Shure, the chief cook and bottle watcher, is known around Chicago as the resident expert on the history of bubble blowing. He can't provide documentation, but he swears kids were blowing bubbles BC. And probably never stopped. He points to Sir John Everett Millais' 1886 painting "Bubbles," originally titled "A Child's World," in which a curly-haired lad sits in his Victorian ruffles, bubble pipe in hand, gazing heavenward at one ripe bubble.

He digs into his personal memory bank, when as a kid in the family business in the 1920s, he vividly recalls hoisting the heavy boxes of bubbles that came in little glass jars.

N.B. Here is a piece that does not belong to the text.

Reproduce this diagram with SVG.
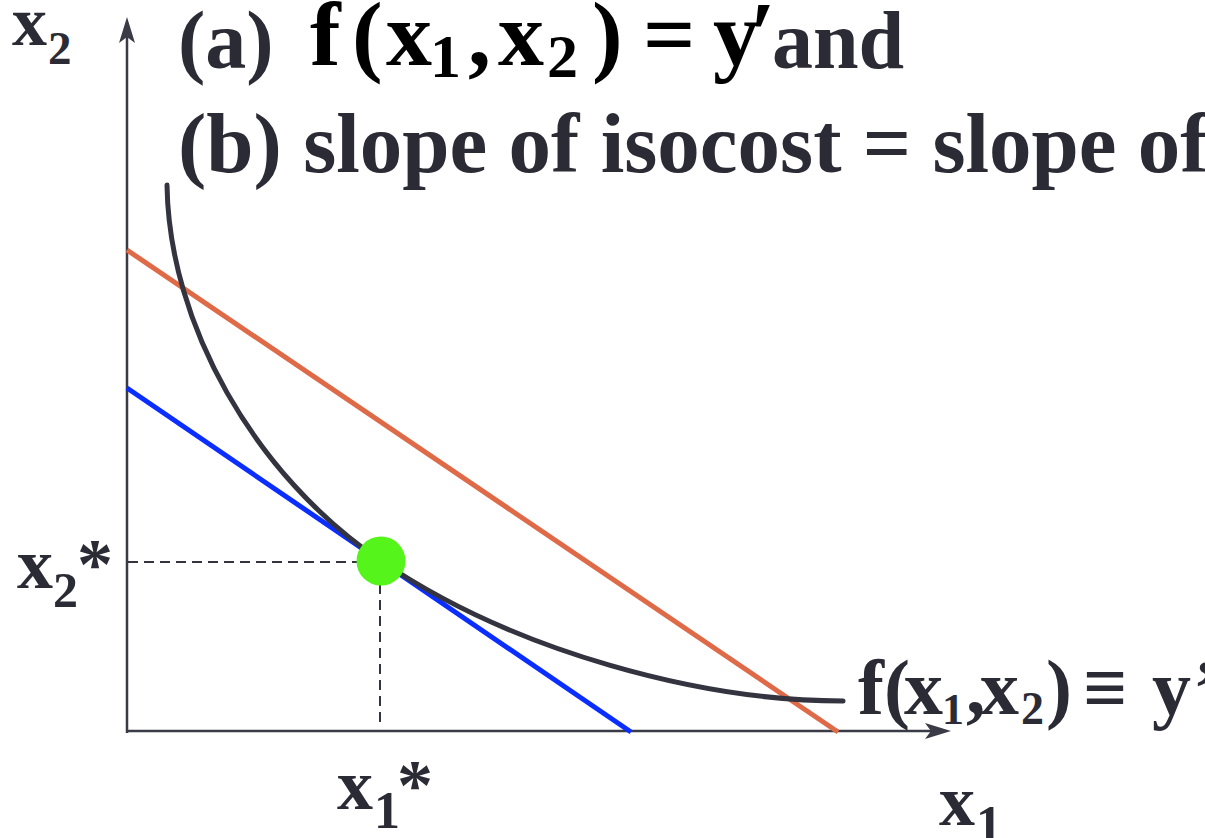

The 1933 catalog of N. Shure Co. ("the world's largest novelty house") lists, on Page 705, the Bubbler, "enameled wood bowl and mouthpiece; will not warp or crack. . . . No end of fun and amusement." For 40 cents, you could have had a dozen.

The company's winter 1952-1953 catalog debuts "Rainbow Colored Wonder Bubbles . . . a really hot number for the children as well as the adults. Each bottle will give thousands and thousands of bubbles." The price: 78 cents per dozen.

The spring 1992 catalog lists no fewer than 11 pages of bubble toys, from the Mr. Bubbles Bubble Sword, a holey sword swished in a solution-filled scabbard, to the Mr. Bubbles Swiss Bubble Blower, a Swiss Army knife like device in which each fold-out "blade" is in fact a bubble wand.